As part of the 2017 CBC Massey Lectures, Payam Akhavan is presenting “In Search of a Better World:  ‘The Oneness of Humankind’” on Friday September 22nd at the DF Cook Recital Hall in Memorial University’s School of Music.

Akhavan is a former UN prosecutor and is currently a professor at McGill University where he teaches public international law, international dispute settlement, international criminal law, human rights and cultural pluralism.

The talk he will give in St. John’s is an excerpt of a five-part lecture titled In Search of a Better World: A Human Rights Odyssey, which was published by House of Anansi Press this fall. The book combines autobiography and historical analysis to warn readers about the danger of remaining complacent in the face of injustice.

He writes, “The problem with the world is not a shortage of brilliant theories or feel-good slogans. The problem is that we confuse proliferation of progressive terminology with profound empathy and purposeful engagement. We say the right things, but we fail to act on them because we want to feel virtuous without paying a price.”

The book begins with Akhavan’s experience of leaving Tehran as a child in the seventies and arriving in Toronto, where he faced racism and bullying. In the years following his arrival in Canada, Akhavan learned about the genocide unfolding in Iran. He describes how painful it was to know loved ones were in danger and feel powerless to help them. Later, he learned the UN’s response to the systematic killing in Iran saved many lives.

“I would grow up understanding that speaking truth to power could be a matter of life and death; that bearing witness and shinning the light on injustice, even in the darkest moments, was fundamental to fighting tyranny against overwhelming odds,” Akhavan wrote.

Using the trajectory of his life to structure the lecture, Akhavan goes on to explain the political circumstances that allowed for several major human rights abuses to take place, including the genocides in Iran, Rwanda, and Yugoslavia.

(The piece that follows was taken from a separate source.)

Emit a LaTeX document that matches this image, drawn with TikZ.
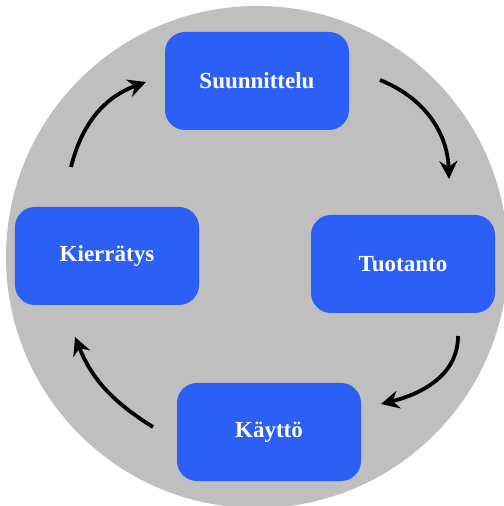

In St. John’s, Akhavan will be presenting a section of the lecture titled “The Oneness of Humankind.” He begins this chapter by describing being in New York City on the day the twin towers collapsed. He had recently given up the harrowing work of prosecuting war criminals for the UN to become a corporate lawyer. He believed he had left the terrorism he associated with visiting war-torn countries behind, only to find himself afraid he had lost his own family to terrorism in New York City.

He goes on to explain the political and historical circumstances that led to the violence in New York. He says the West’s apathy about the suffering in Afghanistan in the years leading up to the attack was a “conspicuous failure of humanity” and “criminal negligence.”

He argues that 9/11 is evidence of the interconnectedness of everyone on the planet, that ignoring human rights violations in one part of the world will eventually cause inescapable repercussions across the globe.

“Far from the clash of civilizations, the story of 9/11 was that humankind is a single, inseparable, indivisible body; ours is a world in which the welfare of all people is inextricably intertwined, a world in desperate need of both attitudes and institutions reflecting the reality of our oneness,” Akhavan writes.

Akhavan believes that we are living through a unique moment in history; globalization and new technologies mean that people all over the world are more interconnected than ever before. However, he argues that in the West, consumerist culture combined with endless distractions provided by new technologies has made us apathetic to the suffering of others.

His lecture is a call to action that begs us to not only recognize our interconnectedness, but also act accordingly.

“…we are approaching a cross-roads and we can either walk towards a future of unimaginable possibilities where we use technological advancements and education to create a just society … or we can descend into the dark abyss of destruction and collective narcissism,” Akhavan said.